Below this line are records; write out exactly the lines from the one containing "Output the Python" through the one containing "font = 'Liberation Sans'", with the pictures left out.
━━━━━ EXTRACTED DATA
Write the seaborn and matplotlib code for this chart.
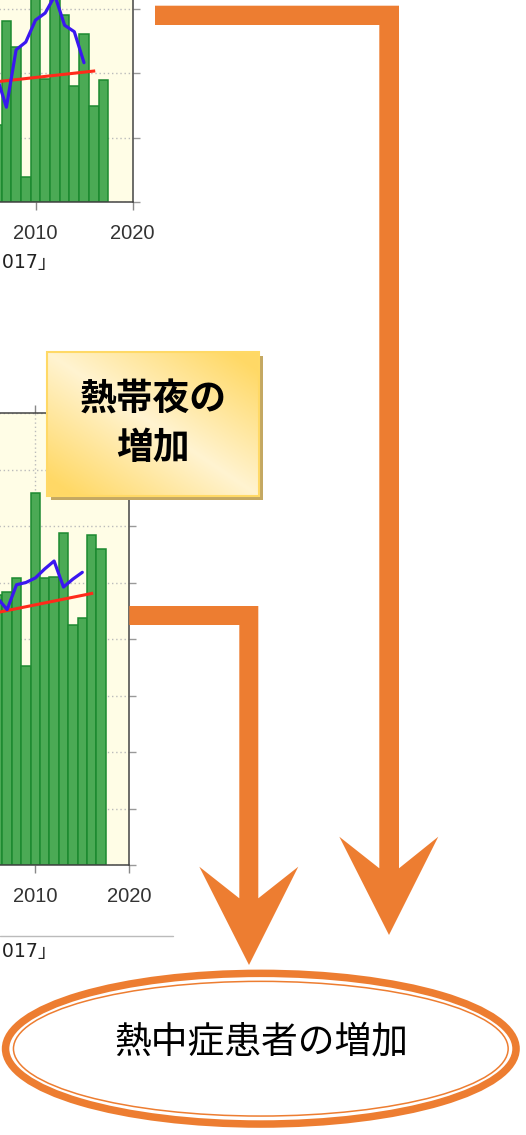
import numpy as np
import pandas as pd
import matplotlib
matplotlib.use("Agg")
import matplotlib.pyplot as plt
from matplotlib.patches import Polygon, Ellipse, Rectangle
import seaborn as sns

# ---------------- data ----------------
hot_years = list(range(2006, 2018))
hot_days = [1.19, 2.81, 2.41, 0.39, 4.90, 1.91, 4.49, 2.90, 1.80, 2.60, 1.49, 1.89]
hot_mean_years = list(range(2006, 2016))
hot_mean = [1.95, 1.47, 2.36, 2.48, 2.82, 2.93, 3.20, 2.74, 2.64, 2.16]
hot_trend_years = [1931, 2016]
hot_trend = [0.62, 2.03]

night_years = list(range(2006, 2018))
night_days = [23.9, 24.2, 25.4, 17.6, 32.9, 25.4, 25.5, 29.4, 21.2, 21.9, 29.2, 28.0]
night_mean_years = list(range(2006, 2016))
night_mean = [23.6, 22.6, 24.8, 25.0, 25.4, 26.2, 26.9, 24.6, 25.3, 25.9]
night_trend_years = [1931, 2016]
night_trend = [9.75, 24.03]

x_ticks = [2010, 2020]
x_tick_labels = ["2010", "2020"]
x_grid_years = [2000, 2010]
hot_yticks = [0, 1, 2, 3, 4]
night_yticks = [0, 5, 10, 15, 20, 25, 30, 35, 40]
box_label = "熱帯夜の\n増加"
result_label = "熱中症患者の増加"
source_label = "出典：気象庁「気候変動監視レポート2017」"

# ---------------- style ----------------
sns.set_theme(style="ticks")
plt.rcParams['font.family'] = ['Noto Sans CJK JP', 'DejaVu Sans']

W, H = 526, 1135
fig = plt.figure(figsize=(W / 100, H / 100), dpi=100)
fig.patch.set_facecolor("white")

BAR = "#4BAA55"
BAR_EDGE = "#1C8A30"
BLUE = "#3A17F0"
RED = "#FF2A1A"
BG = "#FFFDE6"
ORANGE = "#ED7D31"
GRID = dict(color="#BBBBBB", linestyle=(0, (1, 2)), lw=1.0)


def make_chart(rect, years, vals, myears, mvals, tyears, tvals, yticks, ylim):
    ax = fig.add_axes(rect)
    ax.set_facecolor(BG)
    sns.barplot(x=years, y=vals, native_scale=True, width=1.0, color=BAR,
                saturation=1, edgecolor=BAR_EDGE, linewidth=1.1, ax=ax,
                errorbar=None, zorder=2)
    sns.lineplot(x=tyears, y=tvals, color=RED, lw=2.2, ax=ax, zorder=3,
                 solid_capstyle='projecting')
    sns.lineplot(x=myears, y=mvals, color=BLUE, lw=2.3, ax=ax, zorder=4)
    ax.set_xlim(1990, 2020)
    ax.set_ylim(*ylim)
    ax.set_xticks(x_ticks)
    ax.set_xticklabels(x_tick_labels)
    ax.set_yticks(yticks)
    ax.set_axisbelow(True)
    ax.grid(False)
    ax.yaxis.grid(True, **GRID)
    for gx in x_grid_years:
        ax.axvline(gx, zorder=0.5, **GRID)
    for s in ax.spines.values():
        s.set_visible(True)
        s.set_color("#444444")
        s.set_linewidth(1.1)
    ax.tick_params(axis='x', which='both', direction='out', length=5.5, width=1,
                   color="#888888", top=True, bottom=True, pad=10,
                   labelsize=14.5, labelcolor="#333333",
                   labelfontfamily='Liberation Sans')
    ax.tick_params(axis='y', which='both', direction='out', length=5, width=1,
                   color="#999999", left=True, right=True,
                   labelleft=False, labelright=False)
    ax.set_xlabel("")
    ax.set_ylabel("")
    return ax


# top chart (partially cut off at the left and top)
px_top = 9.7
right_top = 132.5
w_top = 30 * px_top
make_chart([(right_top - w_top) / W, (H - 202) / H, w_top / W, 258 / H],
           hot_years, hot_days, hot_mean_years, hot_mean,
           hot_trend_years, hot_trend, hot_yticks, (0, 4))

# bottom chart
px_bot = 9.4
right_bot = 129.3
w_bot = 30 * px_bot
make_chart([(right_bot - w_bot) / W, (H - 865) / H, w_bot / W, 452 / H],
           night_years, night_days, night_mean_years, night_mean,
           night_trend_years, night_trend, night_yticks, (0, 40))

# ---------------- overlay (diagram) ----------------
ov = fig.add_axes([0, 0, 1, 1], zorder=10)
ov.patch.set_alpha(0)
ov.axis('off')

CAP_FONT = ['DejaVu Sans', 'Noto Sans CJK JP']
ov.text(58, 262, source_label, ha='right', va='center', fontsize=13.6,
        color="#222222", family=CAP_FONT)
ov.plot([0, 173], [936, 936], color="#BBBBBB", lw=1)
ov.text(58, 951, source_label, ha='right', va='center', fontsize=13.6,
        color="#222222", family=CAP_FONT)

# arrows
arrow1 = [(155, 5.7), (399, 5.7), (399, 868.3), (438.3, 836.7), (389, 935),
          (339.3, 836.7), (379.3, 868.3), (379.3, 25), (155, 25)]
arrow2 = [(129.3, 606), (258.3, 606), (258.3, 898.3), (298.3, 866.7),
          (249, 965), (199.3, 866.7), (239.3, 898.3), (239.3, 625),
          (129.3, 625)]
for pts in (arrow1, arrow2):
    ov.add_patch(Polygon(pts, closed=True, facecolor=ORANGE, edgecolor='none'))

# text box with shadow and gradient
bx0, bx1, by0, by1 = 47, 259, 352, 496
ov.add_patch(Rectangle((bx0 + 3.5, by0 + 3.5), bx1 - bx0, by1 - by0,
                       facecolor="#C4A862", edgecolor='none'))
u = np.linspace(0, 1, 200)[None, :]
v = np.linspace(0, 1, 140)[:, None]
t = np.clip(np.abs(u - v) * 1.15, 0, 1)
light = np.array([1.0, 0.955, 0.82])
sat = np.array([1.0, 0.85, 0.40])
grad = light[None, None, :] + t[..., None] * (sat - light)[None, None, :]
ov.imshow(grad, extent=(bx0, bx1, by1, by0), origin='upper', aspect='auto',
          zorder=2, interpolation='bilinear')
ov.add_patch(Rectangle((bx0, by0), bx1 - bx0, by1 - by0, facecolor='none',
                       edgecolor="#FFD966", lw=1.5, zorder=3))
ov.text((bx0 + bx1) / 2, 424, box_label, ha='center', va='center',
        fontsize=26.5, fontweight='bold', color='black', linespacing=1.38,
        zorder=4)

# result ellipse
ov.add_patch(Ellipse((260.8, 1048.7), 510.5, 150.7, facecolor='white',
                     edgecolor=ORANGE, lw=5.4, zorder=2))
ov.add_patch(Ellipse((260.8, 1048.7), 494.7, 134.7, facecolor='none',
                     edgecolor=ORANGE, lw=1.1, zorder=3))
ov.text(261, 1042, result_label, ha='center', va='center', fontsize=26.5,
        color='black', zorder=4)

ov.set_xlim(0, W)
ov.set_ylim(H, 0)

fig.savefig("out.png", dpi=100, facecolor="white")
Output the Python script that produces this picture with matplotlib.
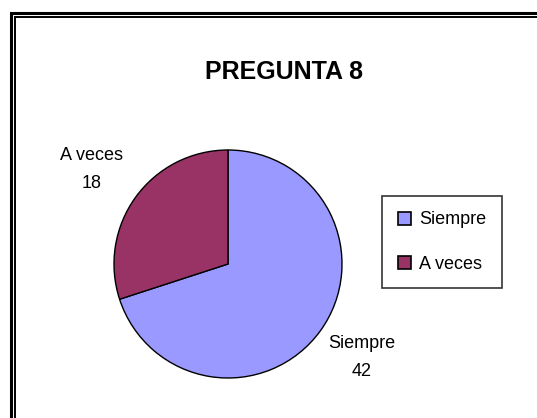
import matplotlib.pyplot as plt
from matplotlib.patches import Rectangle

# Data
categories = ['Siempre', 'A veces']
values = [42, 18]
colors = ['#9999FF', '#993366']
title = 'PREGUNTA 8'

W, H = 537, 418
fig = plt.figure(figsize=(W / 100, H / 100), dpi=100)
fig.patch.set_facecolor('white')

font = 'Liberation Sans'

# double frame (runs off right and bottom edges)
def px_rect(x, y, lw):
    # x, y = top-left corner in pixels; rectangle extends off the figure
    return Rectangle((x / W, -0.2), 2.0, (H - y) / H + 0.2, transform=fig.transFigure,
                     fill=False, edgecolor='black', linewidth=lw, clip_on=False)

fig.patches.append(px_rect(10.5, 12.5, 2.2))
fig.patches.append(px_rect(15, 17, 1.4))

# pie axes
cx, cy, r = 228, 264, 114
ax = fig.add_axes([(cx - r) / W, (H - cy - r) / H, 2 * r / W, 2 * r / H])
wedges, _ = ax.pie(values, colors=colors, startangle=90, counterclock=False,
                   wedgeprops=dict(edgecolor='black', linewidth=1.0))
ax.set_xlim(-1, 1)
ax.set_ylim(-1, 1)
ax.set_aspect('equal')
ax.axis('off')

# data labels
lab_pos = {'Siempre': (1.17, -0.82), 'A veces': (-1.20, 0.83)}
for cat, val in zip(categories, values):
    x, y = lab_pos[cat]
    ax.text(x, y, f'{cat}\n{val}', ha='center', va='center', fontsize=13,
            family=font, linespacing=1.85)

fig.text(284 / W, 1 - 72 / H, title, ha='center', va='center', fontsize=18,
         fontweight='bold', family=font)

leg = fig.legend(wedges, categories, loc='center', bbox_to_anchor=(442 / W, 1 - 242 / H),
                 prop={'family': font, 'size': 13}, frameon=True, fancybox=False,
                 handlelength=0.75, handleheight=0.75, handletextpad=0.45,
                 labelspacing=1.5, borderpad=0.85, borderaxespad=0)
leg.get_frame().set_edgecolor('black')
leg.get_frame().set_linewidth(1.2)
for h in leg.legend_handles:
    h.set_edgecolor('black')
    h.set_linewidth(1.2)

plt.savefig('out.png', dpi=100)
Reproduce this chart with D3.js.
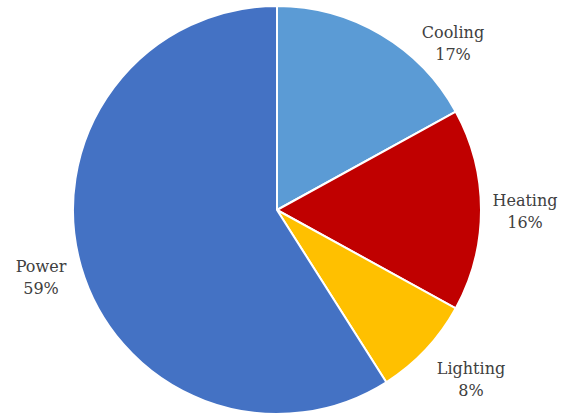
━━━━━━━━━━
_EXERCISE SOLUTION_.
Output the Python script that produces this picture with matplotlib.
import matplotlib.pyplot as plt
from matplotlib.patches import Rectangle

# Data
categories = ['Siempre', 'A veces']
values = [42, 18]
colors = ['#9999FF', '#993366']
title = 'PREGUNTA 8'

W, H = 537, 418
fig = plt.figure(figsize=(W / 100, H / 100), dpi=100)
fig.patch.set_facecolor('white')

font = 'Liberation Sans'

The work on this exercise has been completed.